Written problem:
Pictures stay out of this copy, which runs from the first line of the material through the line containing "import plotly.graph_objects as go".
○ ○ ○ ○ ○
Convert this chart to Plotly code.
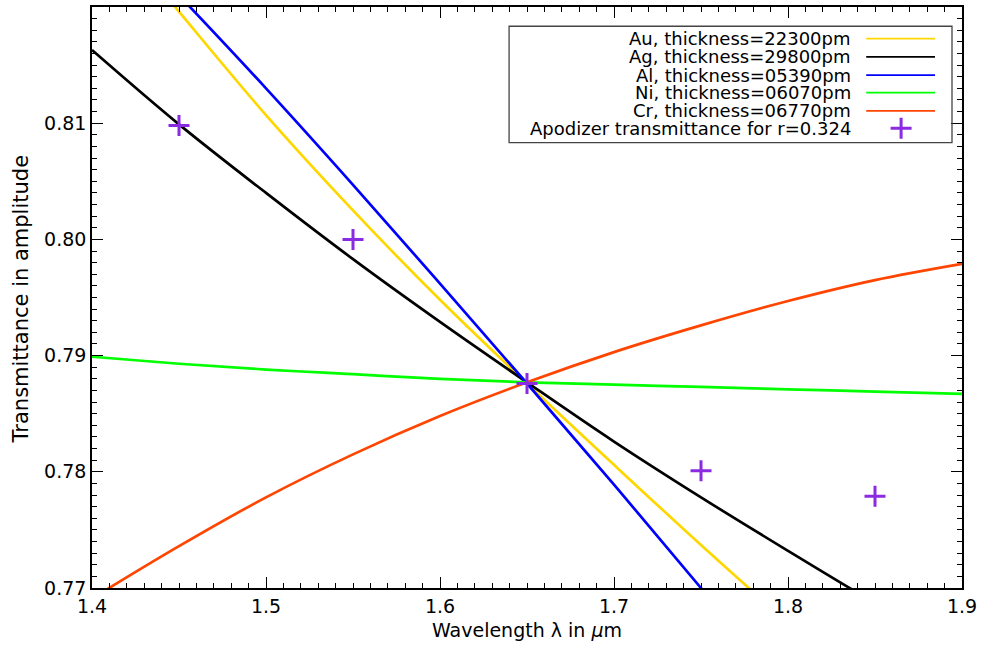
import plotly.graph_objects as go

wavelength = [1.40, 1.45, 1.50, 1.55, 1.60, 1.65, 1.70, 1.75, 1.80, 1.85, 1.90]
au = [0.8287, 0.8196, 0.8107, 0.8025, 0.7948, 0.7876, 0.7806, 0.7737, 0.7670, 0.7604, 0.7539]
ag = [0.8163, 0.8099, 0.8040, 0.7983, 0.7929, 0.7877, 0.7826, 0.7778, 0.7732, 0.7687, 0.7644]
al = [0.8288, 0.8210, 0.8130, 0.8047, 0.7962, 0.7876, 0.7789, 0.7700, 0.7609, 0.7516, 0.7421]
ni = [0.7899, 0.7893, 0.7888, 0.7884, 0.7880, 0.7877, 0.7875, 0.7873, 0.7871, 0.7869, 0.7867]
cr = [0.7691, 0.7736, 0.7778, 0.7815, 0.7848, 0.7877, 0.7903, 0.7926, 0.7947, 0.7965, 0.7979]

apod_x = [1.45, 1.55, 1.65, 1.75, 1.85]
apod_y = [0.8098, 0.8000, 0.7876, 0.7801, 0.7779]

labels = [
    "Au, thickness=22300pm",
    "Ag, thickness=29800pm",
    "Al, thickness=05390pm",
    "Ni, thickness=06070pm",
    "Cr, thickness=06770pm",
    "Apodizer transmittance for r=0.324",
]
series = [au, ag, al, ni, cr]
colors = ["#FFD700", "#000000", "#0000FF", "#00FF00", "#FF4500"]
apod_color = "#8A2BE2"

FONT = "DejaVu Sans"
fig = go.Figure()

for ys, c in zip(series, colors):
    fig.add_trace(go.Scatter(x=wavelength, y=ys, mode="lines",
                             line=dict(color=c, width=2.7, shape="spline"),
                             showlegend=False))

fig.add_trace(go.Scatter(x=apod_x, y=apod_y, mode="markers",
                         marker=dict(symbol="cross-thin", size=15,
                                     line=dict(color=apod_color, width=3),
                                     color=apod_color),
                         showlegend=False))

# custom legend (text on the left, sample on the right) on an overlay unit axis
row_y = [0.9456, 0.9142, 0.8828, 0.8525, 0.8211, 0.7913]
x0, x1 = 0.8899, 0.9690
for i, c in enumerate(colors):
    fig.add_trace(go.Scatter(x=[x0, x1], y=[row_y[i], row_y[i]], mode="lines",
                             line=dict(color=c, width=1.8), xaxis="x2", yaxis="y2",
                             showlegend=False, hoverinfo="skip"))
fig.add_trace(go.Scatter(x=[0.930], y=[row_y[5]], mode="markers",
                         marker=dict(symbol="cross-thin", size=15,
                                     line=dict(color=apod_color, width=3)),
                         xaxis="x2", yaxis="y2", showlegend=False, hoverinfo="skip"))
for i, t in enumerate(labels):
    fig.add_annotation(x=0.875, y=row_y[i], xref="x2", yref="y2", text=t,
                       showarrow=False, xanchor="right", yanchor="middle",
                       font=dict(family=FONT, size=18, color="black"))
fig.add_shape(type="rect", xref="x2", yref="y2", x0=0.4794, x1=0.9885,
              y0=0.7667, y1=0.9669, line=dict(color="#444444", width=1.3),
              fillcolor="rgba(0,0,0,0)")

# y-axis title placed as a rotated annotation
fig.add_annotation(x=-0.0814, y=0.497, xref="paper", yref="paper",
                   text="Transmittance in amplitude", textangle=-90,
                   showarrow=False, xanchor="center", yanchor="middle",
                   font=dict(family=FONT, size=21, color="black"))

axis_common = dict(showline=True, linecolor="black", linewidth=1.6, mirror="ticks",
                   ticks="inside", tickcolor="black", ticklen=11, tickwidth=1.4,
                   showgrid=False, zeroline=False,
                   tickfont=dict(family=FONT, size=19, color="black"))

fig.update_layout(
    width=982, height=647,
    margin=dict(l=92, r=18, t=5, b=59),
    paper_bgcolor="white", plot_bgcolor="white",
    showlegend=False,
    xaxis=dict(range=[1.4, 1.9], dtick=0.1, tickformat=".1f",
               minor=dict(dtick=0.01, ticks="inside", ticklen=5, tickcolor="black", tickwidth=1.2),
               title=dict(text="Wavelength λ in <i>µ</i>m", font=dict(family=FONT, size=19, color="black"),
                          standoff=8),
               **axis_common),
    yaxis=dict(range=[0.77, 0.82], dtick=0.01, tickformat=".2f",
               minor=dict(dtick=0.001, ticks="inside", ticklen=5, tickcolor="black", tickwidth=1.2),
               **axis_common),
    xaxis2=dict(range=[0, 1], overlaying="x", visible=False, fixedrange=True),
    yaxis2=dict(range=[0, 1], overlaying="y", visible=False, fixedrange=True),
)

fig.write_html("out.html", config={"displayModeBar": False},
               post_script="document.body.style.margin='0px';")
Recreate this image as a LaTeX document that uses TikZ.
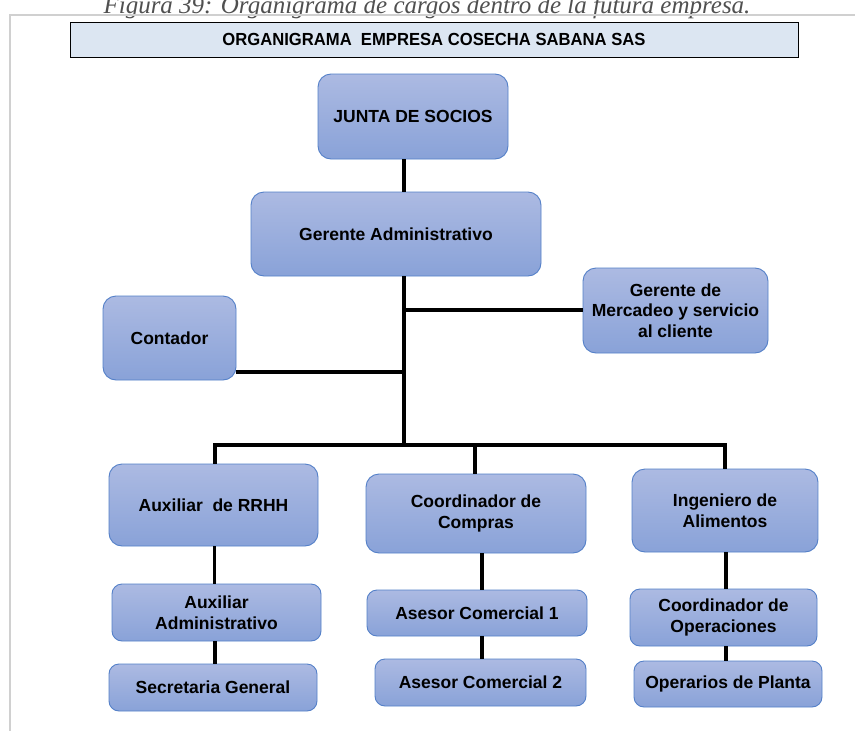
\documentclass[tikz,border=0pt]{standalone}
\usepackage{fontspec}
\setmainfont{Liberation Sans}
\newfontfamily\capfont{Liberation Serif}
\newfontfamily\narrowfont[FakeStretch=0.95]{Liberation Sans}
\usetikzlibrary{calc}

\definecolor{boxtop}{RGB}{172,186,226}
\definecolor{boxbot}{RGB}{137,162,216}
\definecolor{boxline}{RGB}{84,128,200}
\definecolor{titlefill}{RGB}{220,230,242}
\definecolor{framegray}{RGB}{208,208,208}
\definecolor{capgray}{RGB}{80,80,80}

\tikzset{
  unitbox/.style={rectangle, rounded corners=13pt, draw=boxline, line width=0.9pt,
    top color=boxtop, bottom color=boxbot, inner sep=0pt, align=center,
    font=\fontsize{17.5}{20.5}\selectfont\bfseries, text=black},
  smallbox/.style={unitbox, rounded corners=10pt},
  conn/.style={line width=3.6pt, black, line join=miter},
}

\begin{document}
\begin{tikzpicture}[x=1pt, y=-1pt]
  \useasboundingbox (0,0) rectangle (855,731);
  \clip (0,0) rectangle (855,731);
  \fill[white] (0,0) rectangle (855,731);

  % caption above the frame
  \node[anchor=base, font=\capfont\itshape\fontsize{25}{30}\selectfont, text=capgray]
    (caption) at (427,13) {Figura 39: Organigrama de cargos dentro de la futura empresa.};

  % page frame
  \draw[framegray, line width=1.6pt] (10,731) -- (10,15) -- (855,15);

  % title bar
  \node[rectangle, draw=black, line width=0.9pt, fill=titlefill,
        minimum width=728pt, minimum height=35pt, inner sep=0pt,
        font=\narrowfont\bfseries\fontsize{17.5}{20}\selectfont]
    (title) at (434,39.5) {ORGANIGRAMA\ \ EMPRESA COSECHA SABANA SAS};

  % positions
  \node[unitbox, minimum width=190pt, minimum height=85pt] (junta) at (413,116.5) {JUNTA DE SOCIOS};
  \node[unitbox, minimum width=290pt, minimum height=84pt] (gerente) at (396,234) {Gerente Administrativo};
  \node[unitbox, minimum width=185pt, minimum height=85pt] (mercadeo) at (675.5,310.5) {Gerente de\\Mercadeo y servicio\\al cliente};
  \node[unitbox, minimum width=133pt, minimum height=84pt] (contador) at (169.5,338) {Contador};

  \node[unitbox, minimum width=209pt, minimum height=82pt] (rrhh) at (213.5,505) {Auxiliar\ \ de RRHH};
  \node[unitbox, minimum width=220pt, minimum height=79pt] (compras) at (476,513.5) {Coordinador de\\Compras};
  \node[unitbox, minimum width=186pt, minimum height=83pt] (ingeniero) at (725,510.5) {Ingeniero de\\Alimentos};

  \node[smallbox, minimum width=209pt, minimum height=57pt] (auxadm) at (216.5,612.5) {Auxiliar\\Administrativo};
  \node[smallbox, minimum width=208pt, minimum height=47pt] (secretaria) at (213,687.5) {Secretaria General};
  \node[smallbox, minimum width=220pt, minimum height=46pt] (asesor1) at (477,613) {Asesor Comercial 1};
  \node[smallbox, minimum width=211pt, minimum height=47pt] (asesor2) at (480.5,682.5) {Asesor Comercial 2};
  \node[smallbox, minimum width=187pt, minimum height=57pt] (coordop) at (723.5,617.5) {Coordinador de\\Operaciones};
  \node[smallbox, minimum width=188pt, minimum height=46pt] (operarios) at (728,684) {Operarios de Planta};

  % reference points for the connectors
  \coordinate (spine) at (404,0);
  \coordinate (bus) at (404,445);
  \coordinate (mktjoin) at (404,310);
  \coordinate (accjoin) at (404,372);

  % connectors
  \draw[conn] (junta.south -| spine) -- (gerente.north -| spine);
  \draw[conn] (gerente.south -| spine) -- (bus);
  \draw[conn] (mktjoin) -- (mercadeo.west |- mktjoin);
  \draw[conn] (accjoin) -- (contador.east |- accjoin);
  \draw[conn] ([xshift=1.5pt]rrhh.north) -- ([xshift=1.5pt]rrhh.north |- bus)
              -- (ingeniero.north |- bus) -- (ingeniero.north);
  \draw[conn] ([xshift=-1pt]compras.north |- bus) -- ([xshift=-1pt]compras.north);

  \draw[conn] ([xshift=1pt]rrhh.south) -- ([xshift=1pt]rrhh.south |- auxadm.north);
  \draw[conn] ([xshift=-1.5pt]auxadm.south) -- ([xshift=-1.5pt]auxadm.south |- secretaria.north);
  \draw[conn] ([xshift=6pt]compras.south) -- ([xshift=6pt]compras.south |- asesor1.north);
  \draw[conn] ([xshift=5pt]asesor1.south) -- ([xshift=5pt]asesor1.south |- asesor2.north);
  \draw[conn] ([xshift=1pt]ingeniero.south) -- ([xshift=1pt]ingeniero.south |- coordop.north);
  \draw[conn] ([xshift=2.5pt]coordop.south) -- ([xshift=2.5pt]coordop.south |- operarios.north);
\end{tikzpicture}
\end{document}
○ ○ ○ ○ ○
Result of this exercise:
Convert this chart to Plotly code.
import plotly.graph_objects as go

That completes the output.